* Task description: Give the data below again exactly as it stands. Omit the pictures.
[Start Material provided]
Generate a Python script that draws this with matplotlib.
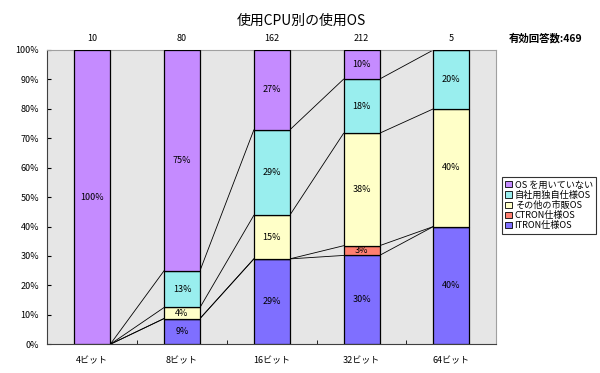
import matplotlib
matplotlib.use("Agg")
import matplotlib.pyplot as plt
from matplotlib.patches import Patch
import numpy as np

plt.rcParams['font.family'] = ['Noto Sans CJK JP', 'DejaVu Sans']

categories = ['4ビット', '8ビット', '16ビット', '32ビット', '64ビット']
totals = [10, 80, 162, 212, 5]
series_names = ['ITRON仕様OS', 'CTRON仕様OS', 'その他の市販OS', '自社用独自仕様OS', 'OS を用いていない']
itron = [0, 7, 47, 64, 2]
ctron = [0, 0, 0, 7, 0]
other = [0, 3, 24, 81, 2]
inhouse = [0, 10, 47, 39, 1]
no_os = [10, 60, 44, 21, 0]
colors = ['#7F6FFF', '#FF7F70', '#FFFFC8', '#99EEEE', '#C58BFF']

counts = np.array([itron, ctron, other, inhouse, no_os], dtype=float)
pct = counts / np.array(totals, dtype=float) * 100

fig = plt.figure(figsize=(6.0, 3.73), dpi=100)
ax = fig.add_axes([0.079, 0.077, 0.748, 0.789])
ax.set_facecolor('#E6E6E6')

x = np.arange(len(categories))
w = 0.4
bottom = np.zeros(len(categories))
for i, name in enumerate(series_names):
    vals = pct[i]
    ax.bar(x, vals, w, bottom=bottom, color=colors[i], edgecolor='black',
           linewidth=0.9, zorder=3)
    for j in range(len(categories)):
        if vals[j] > 0:
            ax.text(x[j], bottom[j] + vals[j] / 2, f'{int(np.floor(vals[j] + 0.5))}%',
                    ha='center', va='center', fontsize=6.5, zorder=4)
    top = bottom + vals
    # series lines
    for j in range(len(categories) - 1):
        ax.plot([x[j] + w / 2, x[j + 1] - w / 2], [top[j], top[j + 1]],
                color='black', linewidth=0.6, zorder=2)
    bottom = top

ax.set_xlim(-0.5, len(categories) - 0.5)
ax.set_ylim(0, 100)
ax.set_yticks(np.arange(0, 101, 10))
ax.set_yticklabels([f'{v}%' for v in range(0, 101, 10)], fontsize=6.5)
ax.set_xticks(x)
ax.set_xticklabels(categories, fontsize=6.5)
ax.set_xticks(np.arange(0.5, len(categories) - 0.5, 1), minor=True)
ax.tick_params(axis='x', which='major', length=0, pad=9)
ax.tick_params(axis='x', which='minor', length=3, direction='in')
ax.tick_params(axis='y', length=3, direction='in', pad=6)
for s in ['top', 'right']:
    ax.spines[s].set_color('#A0A0A0')
    ax.spines[s].set_linewidth(0.8)
for s in ['left', 'bottom']:
    ax.spines[s].set_color('#404040')
    ax.spines[s].set_linewidth(0.8)

for j in range(len(categories)):
    ax.text(x[j], 102.5, str(totals[j]), ha='center', va='bottom', fontsize=6.5)

fig.text(0.503, 0.945, '使用CPU別の使用OS', ha='center', va='center', fontsize=10)
fig.text(0.848, 0.898, f'有効回答数:{sum(totals)}', ha='left', va='center',
         fontsize=7.5, fontweight='bold')

handles = [Patch(facecolor=colors[i], edgecolor='black', linewidth=0.6,
                 label=series_names[i]) for i in range(len(series_names) - 1, -1, -1)]
leg = fig.legend(handles=handles, loc='upper left', bbox_to_anchor=(0.837, 0.525),
                 fontsize=6.6, frameon=True, fancybox=False, handlelength=0.7,
                 handleheight=0.7, handletextpad=0.3, borderpad=0.35,
                 labelspacing=0.12, borderaxespad=0)
leg.get_frame().set_edgecolor('black')
leg.get_frame().set_linewidth(0.8)

fig.savefig('out.png', dpi=100)
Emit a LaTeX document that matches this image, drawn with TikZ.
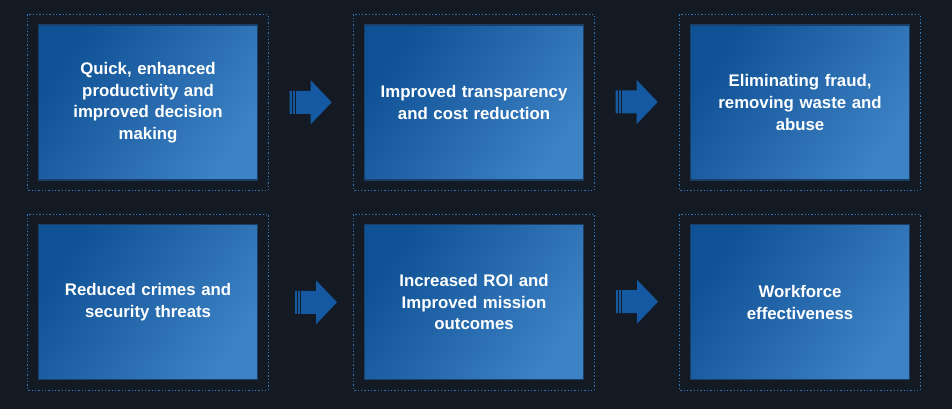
[End Material provided]
* Complete response:
Generate a Python script that draws this with matplotlib.
import matplotlib
matplotlib.use("Agg")
import matplotlib.pyplot as plt
from matplotlib.patches import Patch
import numpy as np

plt.rcParams['font.family'] = ['Noto Sans CJK JP', 'DejaVu Sans']

categories = ['4ビット', '8ビット', '16ビット', '32ビット', '64ビット']
totals = [10, 80, 162, 212, 5]
series_names = ['ITRON仕様OS', 'CTRON仕様OS', 'その他の市販OS', '自社用独自仕様OS', 'OS を用いていない']
itron = [0, 7, 47, 64, 2]
ctron = [0, 0, 0, 7, 0]
other = [0, 3, 24, 81, 2]
inhouse = [0, 10, 47, 39, 1]
no_os = [10, 60, 44, 21, 0]
colors = ['#7F6FFF', '#FF7F70', '#FFFFC8', '#99EEEE', '#C58BFF']

counts = np.array([itron, ctron, other, inhouse, no_os], dtype=float)
pct = counts / np.array(totals, dtype=float) * 100

fig = plt.figure(figsize=(6.0, 3.73), dpi=100)
ax = fig.add_axes([0.079, 0.077, 0.748, 0.789])
ax.set_facecolor('#E6E6E6')

x = np.arange(len(categories))
w = 0.4
bottom = np.zeros(len(categories))
for i, name in enumerate(series_names):
    vals = pct[i]
    ax.bar(x, vals, w, bottom=bottom, color=colors[i], edgecolor='black',
           linewidth=0.9, zorder=3)
    for j in range(len(categories)):
        if vals[j] > 0:
            ax.text(x[j], bottom[j] + vals[j] / 2, f'{int(np.floor(vals[j] + 0.5))}%',
                    ha='center', va='center', fontsize=6.5, zorder=4)
    top = bottom + vals
    # series lines
    for j in range(len(categories) - 1):
        ax.plot([x[j] + w / 2, x[j + 1] - w / 2], [top[j], top[j + 1]],
                color='black', linewidth=0.6, zorder=2)
    bottom = top

ax.set_xlim(-0.5, len(categories) - 0.5)
ax.set_ylim(0, 100)
ax.set_yticks(np.arange(0, 101, 10))
ax.set_yticklabels([f'{v}%' for v in range(0, 101, 10)], fontsize=6.5)
ax.set_xticks(x)
ax.set_xticklabels(categories, fontsize=6.5)
ax.set_xticks(np.arange(0.5, len(categories) - 0.5, 1), minor=True)
ax.tick_params(axis='x', which='major', length=0, pad=9)
ax.tick_params(axis='x', which='minor', length=3, direction='in')
ax.tick_params(axis='y', length=3, direction='in', pad=6)
for s in ['top', 'right']:
    ax.spines[s].set_color('#A0A0A0')
    ax.spines[s].set_linewidth(0.8)
for s in ['left', 'bottom']:
    ax.spines[s].set_color('#404040')
    ax.spines[s].set_linewidth(0.8)

for j in range(len(categories)):
    ax.text(x[j], 102.5, str(totals[j]), ha='center', va='bottom', fontsize=6.5)

fig.text(0.503, 0.945, '使用CPU別の使用OS', ha='center', va='center', fontsize=10)
fig.text(0.848, 0.898, f'有効回答数:{sum(totals)}', ha='left', va='center',
         fontsize=7.5, fontweight='bold')

handles = [Patch(facecolor=colors[i], edgecolor='black', linewidth=0.6,
                 label=series_names[i]) for i in range(len(series_names) - 1, -1, -1)]
leg = fig.legend(handles=handles, loc='upper left', bbox_to_anchor=(0.837, 0.525),
                 fontsize=6.6, frameon=True, fancybox=False, handlelength=0.7,
                 handleheight=0.7, handletextpad=0.3, borderpad=0.35,
                 labelspacing=0.12, borderaxespad=0)
leg.get_frame().set_edgecolor('black')
leg.get_frame().set_linewidth(0.8)

fig.savefig('out.png', dpi=100)
Emit a LaTeX document that matches this image, drawn with TikZ.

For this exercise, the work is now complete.